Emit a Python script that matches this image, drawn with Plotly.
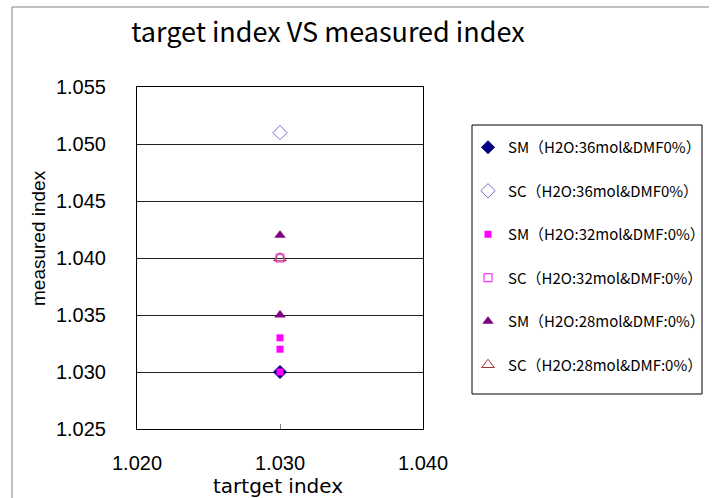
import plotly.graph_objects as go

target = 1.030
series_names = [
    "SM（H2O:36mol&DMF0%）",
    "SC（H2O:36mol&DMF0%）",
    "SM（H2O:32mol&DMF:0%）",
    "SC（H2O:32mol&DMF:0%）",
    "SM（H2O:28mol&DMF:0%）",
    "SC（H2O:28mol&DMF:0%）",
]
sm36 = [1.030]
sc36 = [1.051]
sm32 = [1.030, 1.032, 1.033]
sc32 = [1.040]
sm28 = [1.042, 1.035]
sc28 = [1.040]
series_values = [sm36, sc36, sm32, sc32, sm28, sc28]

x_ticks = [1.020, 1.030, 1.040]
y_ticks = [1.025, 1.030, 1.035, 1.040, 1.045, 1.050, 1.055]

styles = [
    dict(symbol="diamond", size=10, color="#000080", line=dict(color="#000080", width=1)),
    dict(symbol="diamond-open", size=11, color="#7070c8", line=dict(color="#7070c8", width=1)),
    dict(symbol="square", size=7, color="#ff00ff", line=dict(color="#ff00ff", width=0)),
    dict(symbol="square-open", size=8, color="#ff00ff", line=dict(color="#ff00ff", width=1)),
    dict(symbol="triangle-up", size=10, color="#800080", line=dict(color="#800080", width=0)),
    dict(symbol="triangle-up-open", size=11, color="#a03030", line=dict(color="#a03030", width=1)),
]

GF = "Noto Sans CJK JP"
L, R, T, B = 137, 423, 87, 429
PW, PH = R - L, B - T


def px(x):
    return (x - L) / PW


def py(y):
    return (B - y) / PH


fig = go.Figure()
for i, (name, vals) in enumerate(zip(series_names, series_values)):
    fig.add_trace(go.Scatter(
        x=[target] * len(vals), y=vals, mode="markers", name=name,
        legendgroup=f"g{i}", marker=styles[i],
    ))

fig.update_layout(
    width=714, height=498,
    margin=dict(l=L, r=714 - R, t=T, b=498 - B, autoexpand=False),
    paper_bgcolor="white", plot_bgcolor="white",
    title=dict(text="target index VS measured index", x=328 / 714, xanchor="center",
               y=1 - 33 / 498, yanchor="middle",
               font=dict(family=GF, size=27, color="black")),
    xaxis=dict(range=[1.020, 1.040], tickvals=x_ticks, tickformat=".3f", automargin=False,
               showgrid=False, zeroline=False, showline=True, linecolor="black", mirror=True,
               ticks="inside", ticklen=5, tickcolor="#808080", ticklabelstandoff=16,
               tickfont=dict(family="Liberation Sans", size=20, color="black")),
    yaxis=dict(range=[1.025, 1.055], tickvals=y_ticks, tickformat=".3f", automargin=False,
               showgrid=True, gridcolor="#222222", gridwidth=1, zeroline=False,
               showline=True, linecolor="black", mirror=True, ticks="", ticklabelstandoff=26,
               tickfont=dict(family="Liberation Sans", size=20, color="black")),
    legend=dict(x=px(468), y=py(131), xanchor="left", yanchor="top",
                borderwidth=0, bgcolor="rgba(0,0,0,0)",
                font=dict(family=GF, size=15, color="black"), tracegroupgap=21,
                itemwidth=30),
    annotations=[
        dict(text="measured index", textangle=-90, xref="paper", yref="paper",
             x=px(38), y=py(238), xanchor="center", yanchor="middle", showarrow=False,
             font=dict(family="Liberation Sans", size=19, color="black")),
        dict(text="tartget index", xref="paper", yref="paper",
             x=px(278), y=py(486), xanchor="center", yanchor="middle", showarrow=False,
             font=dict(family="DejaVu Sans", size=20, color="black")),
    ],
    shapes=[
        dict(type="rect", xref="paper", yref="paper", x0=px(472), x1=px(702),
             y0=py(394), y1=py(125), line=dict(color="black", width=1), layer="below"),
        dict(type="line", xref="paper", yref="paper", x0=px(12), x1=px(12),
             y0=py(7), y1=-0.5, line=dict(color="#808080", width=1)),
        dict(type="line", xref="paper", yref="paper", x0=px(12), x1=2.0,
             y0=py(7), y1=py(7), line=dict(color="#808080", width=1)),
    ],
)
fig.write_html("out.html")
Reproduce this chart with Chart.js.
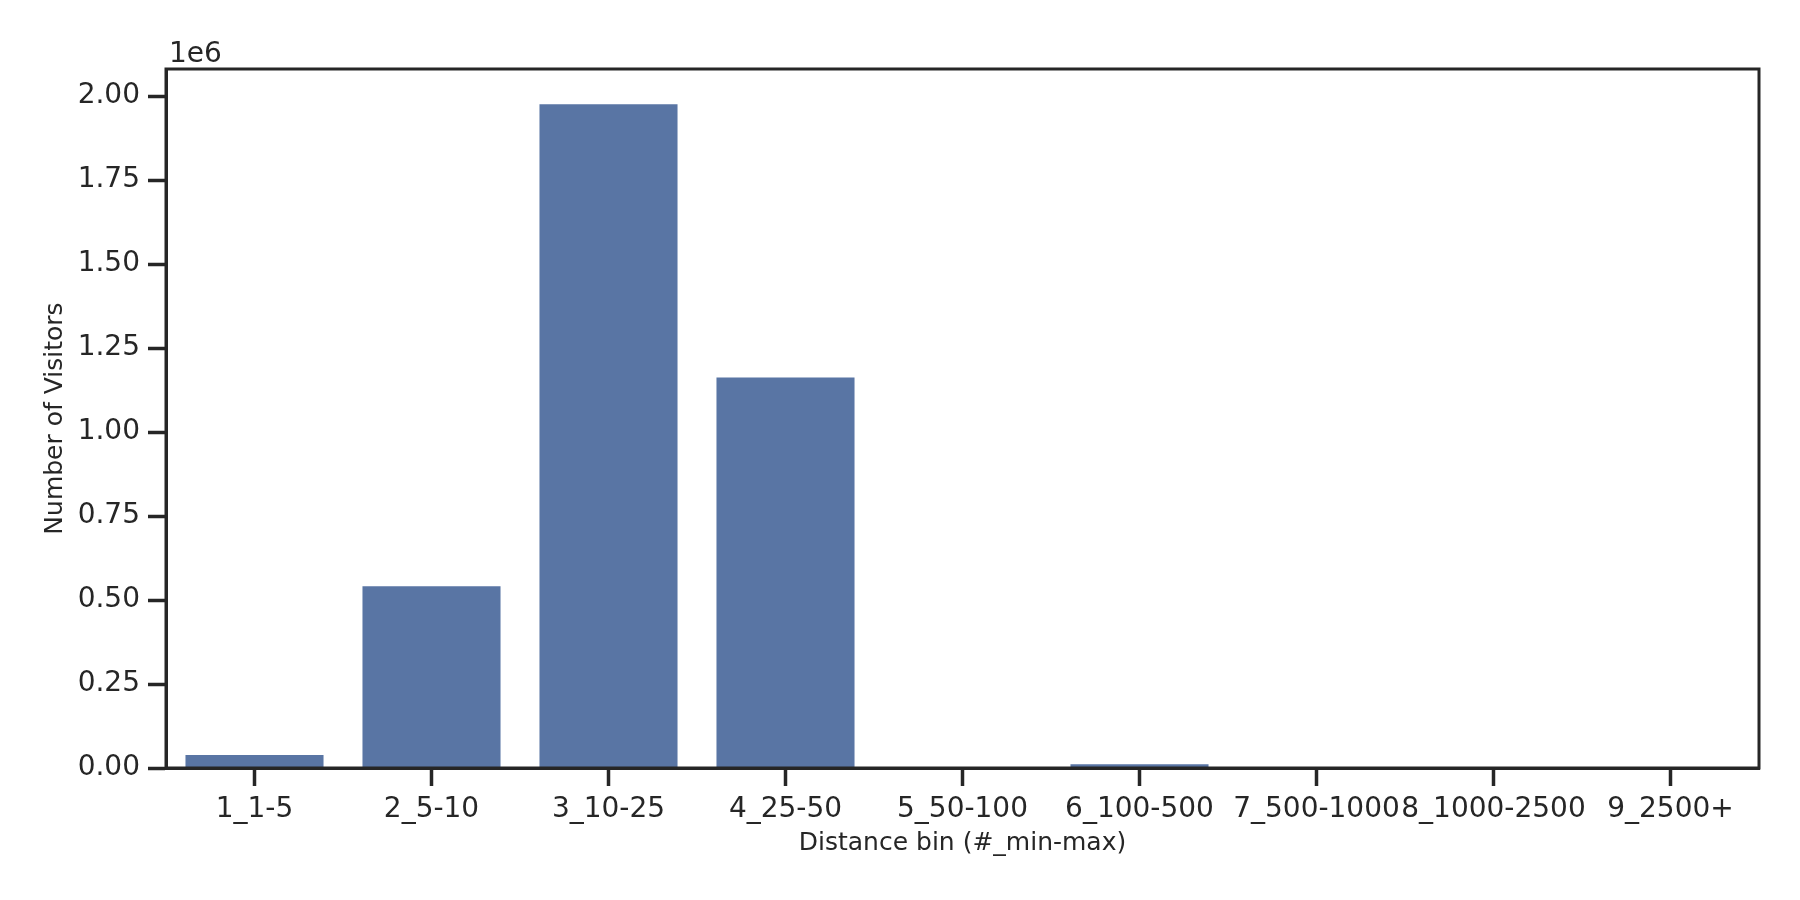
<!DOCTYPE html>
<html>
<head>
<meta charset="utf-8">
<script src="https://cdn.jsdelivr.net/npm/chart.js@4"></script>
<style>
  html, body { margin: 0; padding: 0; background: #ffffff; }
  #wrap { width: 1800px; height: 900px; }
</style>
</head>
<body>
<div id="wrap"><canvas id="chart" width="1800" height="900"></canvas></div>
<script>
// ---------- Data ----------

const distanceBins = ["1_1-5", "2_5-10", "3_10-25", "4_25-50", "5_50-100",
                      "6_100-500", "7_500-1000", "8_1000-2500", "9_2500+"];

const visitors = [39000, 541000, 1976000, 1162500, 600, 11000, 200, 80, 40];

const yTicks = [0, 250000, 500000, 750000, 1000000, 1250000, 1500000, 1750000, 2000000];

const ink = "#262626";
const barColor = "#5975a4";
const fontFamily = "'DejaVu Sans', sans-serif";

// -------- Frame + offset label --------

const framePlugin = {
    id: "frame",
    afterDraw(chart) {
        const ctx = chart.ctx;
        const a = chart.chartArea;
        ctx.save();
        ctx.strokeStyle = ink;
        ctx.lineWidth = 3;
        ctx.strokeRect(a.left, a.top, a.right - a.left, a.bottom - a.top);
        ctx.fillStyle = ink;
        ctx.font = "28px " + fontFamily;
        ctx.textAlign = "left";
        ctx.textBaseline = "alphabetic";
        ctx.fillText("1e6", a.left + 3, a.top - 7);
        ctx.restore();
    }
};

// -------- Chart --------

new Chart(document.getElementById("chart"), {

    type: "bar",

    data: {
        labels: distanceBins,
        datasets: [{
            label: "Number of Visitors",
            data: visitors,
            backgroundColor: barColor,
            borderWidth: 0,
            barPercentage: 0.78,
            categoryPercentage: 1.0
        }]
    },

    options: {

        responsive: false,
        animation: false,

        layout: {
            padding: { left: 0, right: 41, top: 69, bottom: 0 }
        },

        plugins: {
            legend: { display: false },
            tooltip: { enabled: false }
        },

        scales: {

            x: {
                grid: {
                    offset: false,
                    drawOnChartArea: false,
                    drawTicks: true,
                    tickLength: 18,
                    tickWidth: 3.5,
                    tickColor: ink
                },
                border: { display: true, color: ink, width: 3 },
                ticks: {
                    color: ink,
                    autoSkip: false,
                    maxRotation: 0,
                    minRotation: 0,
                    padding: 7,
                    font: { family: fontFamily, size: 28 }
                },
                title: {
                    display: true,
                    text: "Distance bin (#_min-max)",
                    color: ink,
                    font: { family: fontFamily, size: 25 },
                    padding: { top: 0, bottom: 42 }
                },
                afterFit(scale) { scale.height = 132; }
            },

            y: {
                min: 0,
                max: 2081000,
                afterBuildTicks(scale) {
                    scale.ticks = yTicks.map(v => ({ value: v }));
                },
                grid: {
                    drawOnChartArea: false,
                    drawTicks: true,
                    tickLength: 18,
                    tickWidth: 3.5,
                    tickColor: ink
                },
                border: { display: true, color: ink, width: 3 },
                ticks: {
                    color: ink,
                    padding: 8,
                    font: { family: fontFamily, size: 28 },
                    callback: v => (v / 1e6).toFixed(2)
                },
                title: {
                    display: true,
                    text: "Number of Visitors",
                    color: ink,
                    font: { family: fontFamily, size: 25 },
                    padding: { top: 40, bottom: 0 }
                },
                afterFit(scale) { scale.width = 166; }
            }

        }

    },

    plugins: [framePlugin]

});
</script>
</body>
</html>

### What to produce
Extract the text of all the records above verbatim, excluding pictures.

### Answer below
Emit a Python script that matches this image, drawn with Plotly.
import plotly.graph_objects as go

target = 1.030
series_names = [
    "SM（H2O:36mol&DMF0%）",
    "SC（H2O:36mol&DMF0%）",
    "SM（H2O:32mol&DMF:0%）",
    "SC（H2O:32mol&DMF:0%）",
    "SM（H2O:28mol&DMF:0%）",
    "SC（H2O:28mol&DMF:0%）",
]
sm36 = [1.030]
sc36 = [1.051]
sm32 = [1.030, 1.032, 1.033]
sc32 = [1.040]
sm28 = [1.042, 1.035]
sc28 = [1.040]
series_values = [sm36, sc36, sm32, sc32, sm28, sc28]

x_ticks = [1.020, 1.030, 1.040]
y_ticks = [1.025, 1.030, 1.035, 1.040, 1.045, 1.050, 1.055]

styles = [
    dict(symbol="diamond", size=10, color="#000080", line=dict(color="#000080", width=1)),
    dict(symbol="diamond-open", size=11, color="#7070c8", line=dict(color="#7070c8", width=1)),
    dict(symbol="square", size=7, color="#ff00ff", line=dict(color="#ff00ff", width=0)),
    dict(symbol="square-open", size=8, color="#ff00ff", line=dict(color="#ff00ff", width=1)),
    dict(symbol="triangle-up", size=10, color="#800080", line=dict(color="#800080", width=0)),
    dict(symbol="triangle-up-open", size=11, color="#a03030", line=dict(color="#a03030", width=1)),
]

GF = "Noto Sans CJK JP"
L, R, T, B = 137, 423, 87, 429
PW, PH = R - L, B - T


def px(x):
    return (x - L) / PW


def py(y):
    return (B - y) / PH


fig = go.Figure()
for i, (name, vals) in enumerate(zip(series_names, series_values)):
    fig.add_trace(go.Scatter(
        x=[target] * len(vals), y=vals, mode="markers", name=name,
        legendgroup=f"g{i}", marker=styles[i],
    ))

fig.update_layout(
    width=714, height=498,
    margin=dict(l=L, r=714 - R, t=T, b=498 - B, autoexpand=False),
    paper_bgcolor="white", plot_bgcolor="white",
    title=dict(text="target index VS measured index", x=328 / 714, xanchor="center",
               y=1 - 33 / 498, yanchor="middle",
               font=dict(family=GF, size=27, color="black")),
    xaxis=dict(range=[1.020, 1.040], tickvals=x_ticks, tickformat=".3f", automargin=False,
               showgrid=False, zeroline=False, showline=True, linecolor="black", mirror=True,
               ticks="inside", ticklen=5, tickcolor="#808080", ticklabelstandoff=16,
               tickfont=dict(family="Liberation Sans", size=20, color="black")),
    yaxis=dict(range=[1.025, 1.055], tickvals=y_ticks, tickformat=".3f", automargin=False,
               showgrid=True, gridcolor="#222222", gridwidth=1, zeroline=False,
               showline=True, linecolor="black", mirror=True, ticks="", ticklabelstandoff=26,
               tickfont=dict(family="Liberation Sans", size=20, color="black")),
    legend=dict(x=px(468), y=py(131), xanchor="left", yanchor="top",
                borderwidth=0, bgcolor="rgba(0,0,0,0)",
                font=dict(family=GF, size=15, color="black"), tracegroupgap=21,
                itemwidth=30),
    annotations=[
        dict(text="measured index", textangle=-90, xref="paper", yref="paper",
             x=px(38), y=py(238), xanchor="center", yanchor="middle", showarrow=False,
             font=dict(family="Liberation Sans", size=19, color="black")),
        dict(text="tartget index", xref="paper", yref="paper",
             x=px(278), y=py(486), xanchor="center", yanchor="middle", showarrow=False,
             font=dict(family="DejaVu Sans", size=20, color="black")),
    ],
    shapes=[
        dict(type="rect", xref="paper", yref="paper", x0=px(472), x1=px(702),
             y0=py(394), y1=py(125), line=dict(color="black", width=1), layer="below"),
        dict(type="line", xref="paper", yref="paper", x0=px(12), x1=px(12),
             y0=py(7), y1=-0.5, line=dict(color="#808080", width=1)),
        dict(type="line", xref="paper", yref="paper", x0=px(12), x1=2.0,
             y0=py(7), y1=py(7), line=dict(color="#808080", width=1)),
    ],
)
fig.write_html("out.html")
Reproduce this chart with Chart.js.
<!DOCTYPE html>
<html>
<head>
<meta charset="utf-8">
<script src="https://cdn.jsdelivr.net/npm/chart.js@4"></script>
<style>
  html, body { margin: 0; padding: 0; background: #ffffff; }
  #wrap { width: 1800px; height: 900px; }
</style>
</head>
<body>
<div id="wrap"><canvas id="chart" width="1800" height="900"></canvas></div>
<script>
// ---------- Data ----------

const distanceBins = ["1_1-5", "2_5-10", "3_10-25", "4_25-50", "5_50-100",
                      "6_100-500", "7_500-1000", "8_1000-2500", "9_2500+"];

const visitors = [39000, 541000, 1976000, 1162500, 600, 11000, 200, 80, 40];

const yTicks = [0, 250000, 500000, 750000, 1000000, 1250000, 1500000, 1750000, 2000000];

const ink = "#262626";
const barColor = "#5975a4";
const fontFamily = "'DejaVu Sans', sans-serif";

// -------- Frame + offset label --------

const framePlugin = {
    id: "frame",
    afterDraw(chart) {
        const ctx = chart.ctx;
        const a = chart.chartArea;
        ctx.save();
        ctx.strokeStyle = ink;
        ctx.lineWidth = 3;
        ctx.strokeRect(a.left, a.top, a.right - a.left, a.bottom - a.top);
        ctx.fillStyle = ink;
        ctx.font = "28px " + fontFamily;
        ctx.textAlign = "left";
        ctx.textBaseline = "alphabetic";
        ctx.fillText("1e6", a.left + 3, a.top - 7);
        ctx.restore();
    }
};

// -------- Chart --------

new Chart(document.getElementById("chart"), {

    type: "bar",

    data: {
        labels: distanceBins,
        datasets: [{
            label: "Number of Visitors",
            data: visitors,
            backgroundColor: barColor,
            borderWidth: 0,
            barPercentage: 0.78,
            categoryPercentage: 1.0
        }]
    },

    options: {

        responsive: false,
        animation: false,

        layout: {
            padding: { left: 0, right: 41, top: 69, bottom: 0 }
        },

        plugins: {
            legend: { display: false },
            tooltip: { enabled: false }
        },

        scales: {

            x: {
                grid: {
                    offset: false,
                    drawOnChartArea: false,
                    drawTicks: true,
                    tickLength: 18,
                    tickWidth: 3.5,
                    tickColor: ink
                },
                border: { display: true, color: ink, width: 3 },
                ticks: {
                    color: ink,
                    autoSkip: false,
                    maxRotation: 0,
                    minRotation: 0,
                    padding: 7,
                    font: { family: fontFamily, size: 28 }
                },
                title: {
                    display: true,
                    text: "Distance bin (#_min-max)",
                    color: ink,
                    font: { family: fontFamily, size: 25 },
                    padding: { top: 0, bottom: 42 }
                },
                afterFit(scale) { scale.height = 132; }
            },

            y: {
                min: 0,
                max: 2081000,
                afterBuildTicks(scale) {
                    scale.ticks = yTicks.map(v => ({ value: v }));
                },
                grid: {
                    drawOnChartArea: false,
                    drawTicks: true,
                    tickLength: 18,
                    tickWidth: 3.5,
                    tickColor: ink
                },
                border: { display: true, color: ink, width: 3 },
                ticks: {
                    color: ink,
                    padding: 8,
                    font: { family: fontFamily, size: 28 },
                    callback: v => (v / 1e6).toFixed(2)
                },
                title: {
                    display: true,
                    text: "Number of Visitors",
                    color: ink,
                    font: { family: fontFamily, size: 25 },
                    padding: { top: 40, bottom: 0 }
                },
                afterFit(scale) { scale.width = 166; }
            }

        }

    },

    plugins: [framePlugin]

});
</script>
</body>
</html>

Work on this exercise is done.